By Tressa Daniels
Human factors engineering (HFE), while certainly not new, is having a moment. This article explores the critical importance and methodologies of HFE, highlighting its pivotal role in enhancing safety, efficiency, and user satisfaction in the development of medical devices.
How does HFE accomplish these important goals? Simply put, by designing products that align with human capabilities, expectations, and limitations. HFE is particularly valuable in fields such as healthcare, aviation, and consumer electronics, where it can lead to significant improvements in usability, reduce the risk of use errors, and tailor devices to diverse user needs.
Before conducting usability testing in the design and development phase, several steps are necessary to optimize HFE. Initial research and observation are invaluable to understanding points of user confusion, workflows, workarounds, and environmental considerations involved with predicate or competitor products. This research can assist in identifying user needs as well as understanding user profiles and potential use errors.
Key activities in this phase include:
1. User Research:Â Understanding user problems and needs through interviews, surveys, and other research methods.
2. Workflow Analysis: Studying how users interact with existing systems and tools to identify pain points and opportunities.
3. Contextual Inquiry: Observing users in their real-world environments to gain insights into their natural behaviors and needs.
TASK ANALYSIS
In addition to research and observation, a task analysis is an important method used to break down the steps required to complete a task and analyze each step for possible areas of design deficiency. A task analysis can start before a prototype exists by using a similar in-market product or the defined product purpose developed during concept and feasibility.
PERCEPTION, COGNITION & ACTION
The Perception, Cognition, and Action (PCA) model is a key part of the task analysis, used to better understand and analyze human interactions with systems, particularly in identifying the root cause of use errors later in design and development formative testing. It involves perceiving relevant stimuli, processing the information to make decisions, and taking actions based on cognitive processing. Here’s a breakdown of PCA:
1. Perception
- Stimuli: Users must perceive (see, hear, touch) relevant stimuli from the environment or device interface.
- Challenges: Issues can arise if stimuli are not noticeable or are misinterpreted.
2. Cognition
- Processing: Users process (understand, comprehend) the perceived information to make decisions.
- Challenges: Cognitive overload, misunderstandings, or incorrect assumptions can lead to errors.
3. Action
- Execution: Users take actions (push, pull, press, twist, etc.) based on their cognitive processing.
- Challenges: Physical limitations, incorrect actions, or delays can cause errors.
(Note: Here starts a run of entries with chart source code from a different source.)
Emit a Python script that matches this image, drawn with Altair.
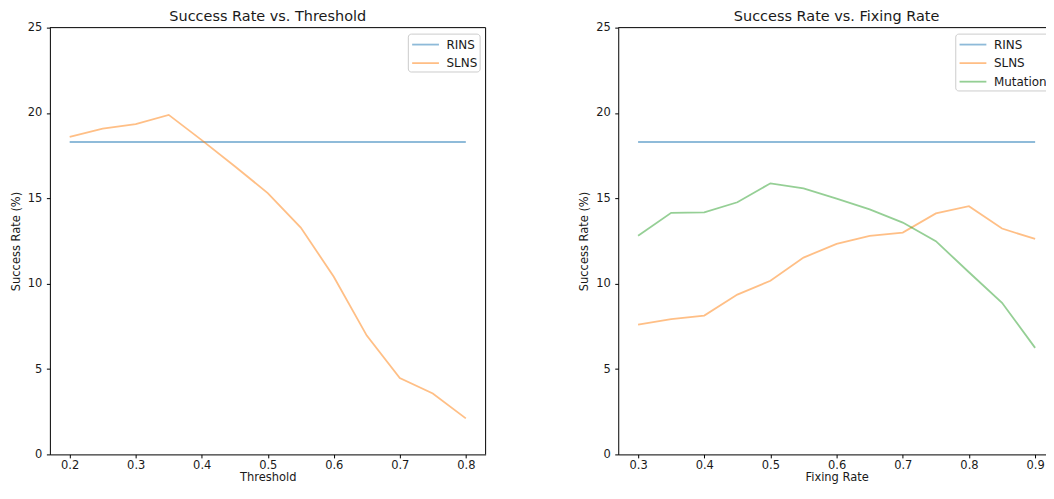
import altair as alt
import pandas as pd

# ---- data ----
thr_x = [0.2, 0.25, 0.3, 0.35, 0.4, 0.45, 0.5, 0.55, 0.6, 0.65, 0.7, 0.75, 0.8]
thr_rins = [18.3, 18.3, 18.3, 18.3, 18.3, 18.3, 18.3, 18.3, 18.3, 18.3, 18.3, 18.3, 18.3]
thr_slns = [18.6, 19.08, 19.35, 19.89, 18.41, 16.88, 15.31, 13.29, 10.41, 6.96, 4.47, 3.57, 2.11]

fix_x = [0.3, 0.35, 0.4, 0.45, 0.5, 0.55, 0.6, 0.65, 0.7, 0.75, 0.8, 0.85, 0.9]
fix_rins = [18.3, 18.3, 18.3, 18.3, 18.3, 18.3, 18.3, 18.3, 18.3, 18.3, 18.3, 18.3, 18.3]
fix_slns = [7.6, 7.92, 8.13, 9.36, 10.17, 11.53, 12.33, 12.8, 12.99, 14.12, 14.54, 13.23, 12.62]
fix_mut = [12.81, 14.15, 14.18, 14.77, 15.88, 15.58, 14.98, 14.35, 13.58, 12.49, 10.67, 8.88, 6.24]

y_ticks = [0, 5, 10, 15, 20, 25]
thr_ticks = [0.2, 0.3, 0.4, 0.5, 0.6, 0.7, 0.8]
fix_ticks = [0.3, 0.4, 0.5, 0.6, 0.7, 0.8, 0.9]

names_left = ["RINS", "SLNS"]
names_right = ["RINS", "SLNS", "Mutation"]
colors_left = ["#1f77b4", "#ff7f0e"]
colors_right = ["#1f77b4", "#ff7f0e", "#2ca02c"]

FONT = "DejaVu Sans"
TXT = "#1a1a1a"
H = 428


def long_df(x, series):
    rows = []
    for name, vals in series:
        for xi, v in zip(x, vals):
            rows.append({"x": xi, "y": v, "method": name})
    return pd.DataFrame(rows)


def panel(df, names, colors, title, xtitle, xdomain, xticks, width):
    legend = alt.Legend(
        title=None, orient="top-right", offset=6, padding=2,
        strokeColor="#cccccc", fillColor="white", cornerRadius=3,
        symbolType="M-1.68,0H1.68", symbolSize=256, symbolStrokeWidth=1.8,
        symbolOffset=6.75, symbolOpacity=0.5,
        labelFont=FONT, labelFontSize=12, labelColor=TXT,
        rowPadding=3.6, labelOffset=12,
    )
    lines = alt.Chart(df).mark_line(strokeWidth=1.8, strokeOpacity=0.5).encode(
        x=alt.X("x:Q",
                scale=alt.Scale(domain=xdomain, nice=False, zero=False),
                axis=alt.Axis(values=xticks, format=".1f", title=xtitle)),
        y=alt.Y("y:Q",
                scale=alt.Scale(domain=[0, 25], nice=False),
                axis=alt.Axis(values=y_ticks, title="Success Rate (%)")),
        color=alt.Color("method:N",
                        scale=alt.Scale(domain=names, range=colors),
                        sort=names, legend=legend),
        order=alt.Order("x:Q"),
    )
    one = pd.DataFrame({"k": [0]})
    top = alt.Chart(one).mark_rule(color="black", strokeWidth=1).encode(
        x=alt.value(0), x2=alt.value(width), y=alt.value(0))
    right = alt.Chart(one).mark_rule(color="black", strokeWidth=1).encode(
        x=alt.value(width), y=alt.value(0), y2=alt.value(H))
    return alt.layer(lines, top, right).properties(
        width=width, height=H, title=title,
    )


left = panel(long_df(thr_x, [("RINS", thr_rins), ("SLNS", thr_slns)]),
             names_left, colors_left, "Success Rate vs. Threshold",
             "Threshold", [0.17, 0.83], thr_ticks, 437)

right = panel(long_df(fix_x, [("RINS", fix_rins), ("SLNS", fix_slns),
                              ("Mutation", fix_mut)]),
              names_right, colors_right, "Success Rate vs. Fixing Rate",
              "Fixing Rate", [0.27, 0.93], fix_ticks, 438)

chart = alt.hconcat(left, right, spacing=92).resolve_scale(
    color="independent", x="independent"
).configure(
    font=FONT, padding={"left": 2, "top": 0, "right": -10, "bottom": 0},
).configure_view(
    stroke=None,
).configure_axis(
    grid=False, domainColor="black", domainWidth=1,
    tickColor="black", tickSize=3.5, tickWidth=1,
    labelFont=FONT, labelFontSize=11.5, labelColor=TXT,
    titleFont=FONT, titleFontSize=11.5, titleFontWeight="normal",
    titleColor=TXT,
).configure_axisX(labelPadding=1.5, titlePadding=1).configure_axisY(
    labelPadding=4.5, titlePadding=6
).configure_title(
    font=FONT, fontSize=14.5, fontWeight="normal", color=TXT, offset=-2.5,
)

chart.save("out.html", embed_options={"renderer": "svg", "actions": False})
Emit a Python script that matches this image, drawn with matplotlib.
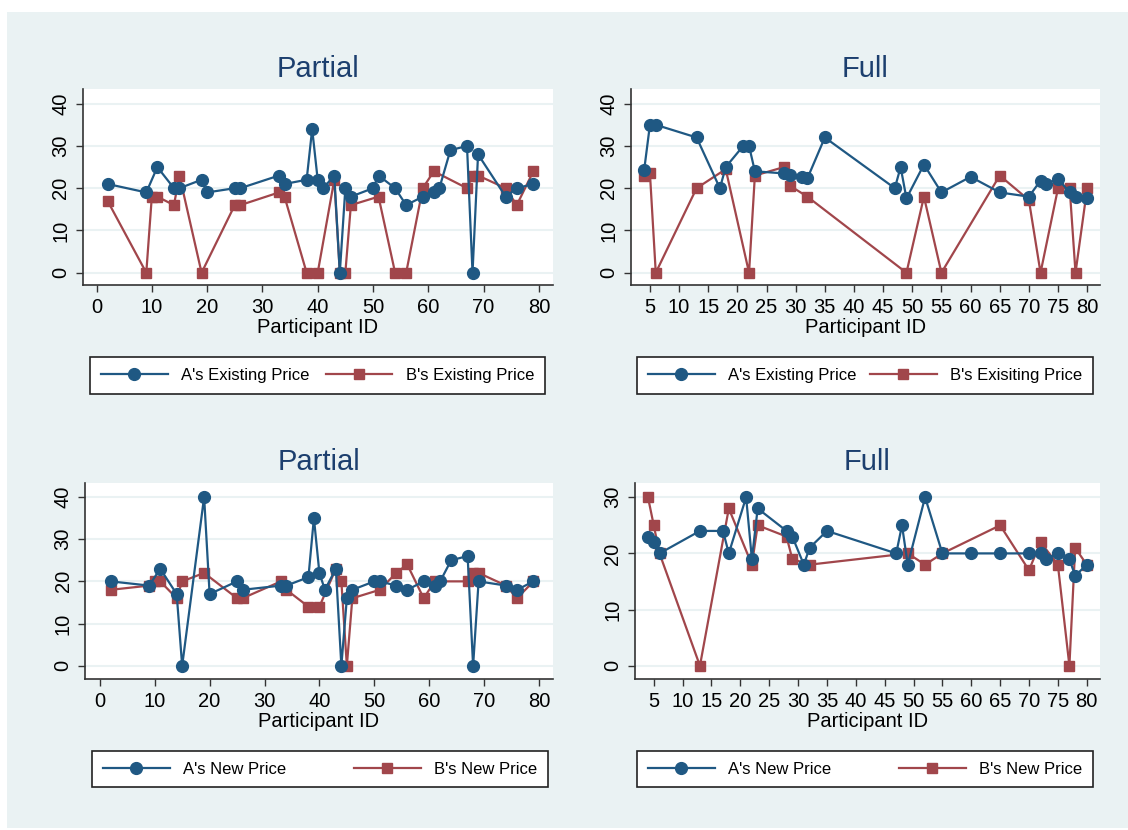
import matplotlib.pyplot as plt
from matplotlib.patches import Rectangle

plt.rcParams['font.family'] = ['Liberation Sans', 'DejaVu Sans']

# partial information treatment
part_a_id = [2, 9, 11, 14, 15, 19, 20, 25, 26, 33, 34, 38, 39, 40, 41, 43, 44,
             45, 46, 50, 51, 54, 56, 59, 61, 62, 64, 67, 68, 69, 74, 76, 79]
part_a_exist = [21, 19, 25, 20, 20, 22, 19, 20, 20, 23, 21, 22, 34, 22, 20, 23, 0,
                20, 18, 20, 23, 20, 16, 18, 19, 20, 29, 30, 0, 28, 18, 20, 21]
part_a_new = [20, 19, 23, 17, 0, 40, 17, 20, 18, 19, 19, 21, 35, 22, 18, 23, 0,
              16, 18, 20, 20, 19, 18, 20, 19, 20, 25, 26, 0, 20, 19, 18, 20]

part_b_id = [2, 9, 10, 11, 14, 15, 19, 25, 26, 33, 34, 38, 40, 43, 44, 45, 46,
             51, 54, 56, 59, 61, 67, 68, 69, 74, 76, 79]
part_b_exist = [17, 0, 18, 18, 16, 23, 0, 16, 16, 19, 18, 0, 0, 22, 0, 0, 16,
                18, 0, 0, 20, 24, 20, 23, 23, 20, 16, 24]
part_b_new = [18, 19, 20, 20, 16, 20, 22, 16, 16, 20, 18, 14, 14, 23, 20, 0, 16,
              18, 22, 24, 16, 20, 20, 22, 22, 19, 16, 20]

# full information treatment
full_a_id = [4, 5, 6, 13, 17, 18, 21, 22, 23, 28, 29, 31, 32, 35, 47, 48, 49,
             52, 55, 60, 65, 70, 72, 73, 75, 77, 78, 80]
full_a_exist = [24.2, 35, 35, 32, 20, 25, 30, 30, 24, 23.5, 23.1, 22.7, 22.3, 32,
                20, 25, 17.6, 25.6, 19, 22.7, 19, 18, 21.8, 21.1, 22.2, 19, 18, 17.6]
full_a_new = [23, 22, 20, 24, 24, 20, 30, 19, 28, 24, 23, 18, 21, 24, 20, 25, 18,
              30, 20, 20, 20, 20, 20, 19, 20, 19, 16, 18]

full_b_id = [4, 5, 6, 13, 18, 22, 23, 28, 29, 32, 49, 52, 55, 65, 70, 72, 75,
             77, 78, 80]
full_b_exist = [23, 23.5, 0, 20, 24.5, 0, 23, 25, 20.6, 18, 0, 18, 0, 23, 17.2,
                0, 20, 20, 0, 20]
full_b_new = [30, 25, 20, 0, 28, 18, 25, 23, 19, 18, 20, 18, 20, 25, 17, 22, 18,
              0, 21, 18]

W, H = 1128, 830
BLUE = '#1f5883'
RED = '#a1464b'
BG = '#eaf2f3'
TITLE = '#1c3f6e'

fig = plt.figure(figsize=(W / 100, H / 100), dpi=100)
fig.patch.set_facecolor('white')
fig.patches.append(Rectangle((7 / W, 2 / H), 1 - 7 / W, (H - 14) / H,
                             transform=fig.transFigure, facecolor=BG,
                             edgecolor='none', zorder=-10))


def px_axes(left, top, right, bottom):
    return fig.add_axes([left / W, 1 - bottom / H, (right - left) / W, (bottom - top) / H])


def panel(ax, title, a_id, a_val, b_id, b_val, xlim, ylim, xticks, yticks,
          labels, legbox):
    ax.set_facecolor('white')
    for y in yticks:
        ax.axhline(y, color=BG, lw=1.5, zorder=0)
    la, = ax.plot(a_id, a_val, color=BLUE, lw=1.6, marker='o', markersize=8.5,
                  zorder=3)
    lb, = ax.plot(b_id, b_val, color=RED, lw=1.6, marker='s', markersize=7.5,
                  zorder=2)
    ax.set_xlim(*xlim)
    ax.set_ylim(*ylim)
    ax.set_xticks(xticks)
    ax.set_yticks(yticks)
    ax.set_yticklabels([str(t) for t in yticks], rotation=90, va='center')
    ax.tick_params(labelsize=14.5, length=5, width=1, color='#333333', pad=4)
    for s in ['top', 'right']:
        ax.spines[s].set_visible(False)
    for s in ['left', 'bottom']:
        ax.spines[s].set_color('#333333')
        ax.spines[s].set_linewidth(1.2)
    ax.set_title(title, fontsize=21, color=TITLE, pad=9)
    ax.set_xlabel('Participant ID', fontsize=14.5, labelpad=1)
    x0, y0, x1, y1 = legbox
    leg = fig.legend([la, lb], labels, ncol=2, mode='expand', loc='center',
                     bbox_to_anchor=(x0 / W, 1 - y1 / H, (x1 - x0) / W, (y1 - y0) / H),
                     fontsize=12, handlelength=4.0, handletextpad=0.8,
                     borderpad=0.65, borderaxespad=0, fancybox=False,
                     edgecolor='#222222', framealpha=1)
    leg.get_frame().set_linewidth(1.2)


ax1 = px_axes(82.7, 89.3, 552.7, 285)
panel(ax1, 'Partial', part_a_id, part_a_exist, part_b_id, part_b_exist,
      (-2.5, 82.5), (-2.9, 43.4), range(0, 81, 10), [0, 10, 20, 30, 40],
      ["A's Existing Price", "B's Existing Price"], (90, 355.7, 545, 395))

ax2 = px_axes(630.7, 89.3, 1100, 285)
panel(ax2, 'Full', full_a_id, full_a_exist, full_b_id, full_b_exist,
      (1.7, 82.2), (-2.9, 43.4), range(5, 81, 5), [0, 10, 20, 30, 40],
      ["A's Existing Price", "B's Exisiting Price"], (637, 355.7, 1093, 395))

ax3 = px_axes(85, 482.6, 552.7, 679.3)
panel(ax3, 'Partial', part_a_id, part_a_new, part_b_id, part_b_new,
      (-2.7, 82.5), (-3.2, 43.4), range(0, 81, 10), [0, 10, 20, 30, 40],
      ["A's New Price", "B's New Price"], (92, 749, 548, 789))

ax4 = px_axes(634.7, 482.6, 1100, 679.3)
panel(ax4, 'Full', full_a_id, full_a_new, full_b_id, full_b_new,
      (1.7, 82.3), (-2.4, 32.6), range(5, 81, 5), [0, 10, 20, 30],
      ["A's New Price", "B's New Price"], (637, 749, 1093, 789))

fig.savefig('out.png', dpi=100)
By applying the PCA model, potential use errors can be systematically identified and addressed during the design and testing phases, thereby reducing post-market problems.
During design and development, the project team will plan a minimum of two to three formative usability tests. In addition, there are other methods of formative evaluations that can also be conducted. Formative Evaluation Methods involve both analytical and empirical techniques to assess and improve the user interface (user interfaces include software, hardware, IFUs, training material, accessories, and packaging). Analytical methods include task analysis, heuristic evaluations, and expert reviews and do not include feedback from intended users. Empirical methods involve gathering direct user feedback through in-depth interviews, contextual inquiry, cognitive walkthroughs (note: these can be done with or without users), and usability testing.
FORMATIVE TESTING
Formative Testing is an iterative design process to identify and fix user interface problems early. It involves three key steps:
- First, identifying issues by revealing 90% of design flaws with 8-10 intended users (not employees).
- Next, modifying the design to eliminate errors and use problems.
- Finally, confirming effectiveness of the changes by conducting human factors validation testing.
HUMAN FACTORS VALIDATION
HFE is not complete without Human Factors Validation. Human Factors Validation testing is used to prove that the final design is safe and effective for use. This includes identifying and mitigating potential hazards through risk analysis, iterating on the design to fix issues through formative testing, and proving the design is safe and effective through HF validation testing.
Human Factors Validation Testing requirements include:
- 15 users per intended user group
- All critical tasks be performed
- Final production equivalent product
- Simulated environment of use
- Realistic training scenarios
- Uninterrupted use conditions
Human Factors Validation Testing is essential to demonstrate that the final design is safe and effective for use.
HFEÂ is a specialized skill set that considers all aspects of medical device design holistically. It strikes a balance between safety and usability, focuses on risk reduction, and ensures compliance with global regulations.
And what’s the bottom line on HFE? The return on investment (ROI) for incorporating human factors can be observed in several areas:
- Preventing costly recalls: Early identification and mitigation of usability issues can prevent expensive recalls.
- Higher user satisfaction and loyalty: Improved user satisfaction can lead to increased market share.
- Decreased Costs: Addressing usability issues early in the design process can save significant costs associated with redesigns and post-market fixes.
In summary, investing in human factors engineering is not just about meeting regulatory requirements; it’s about creating products that truly meet the needs of your users, customers, and patients.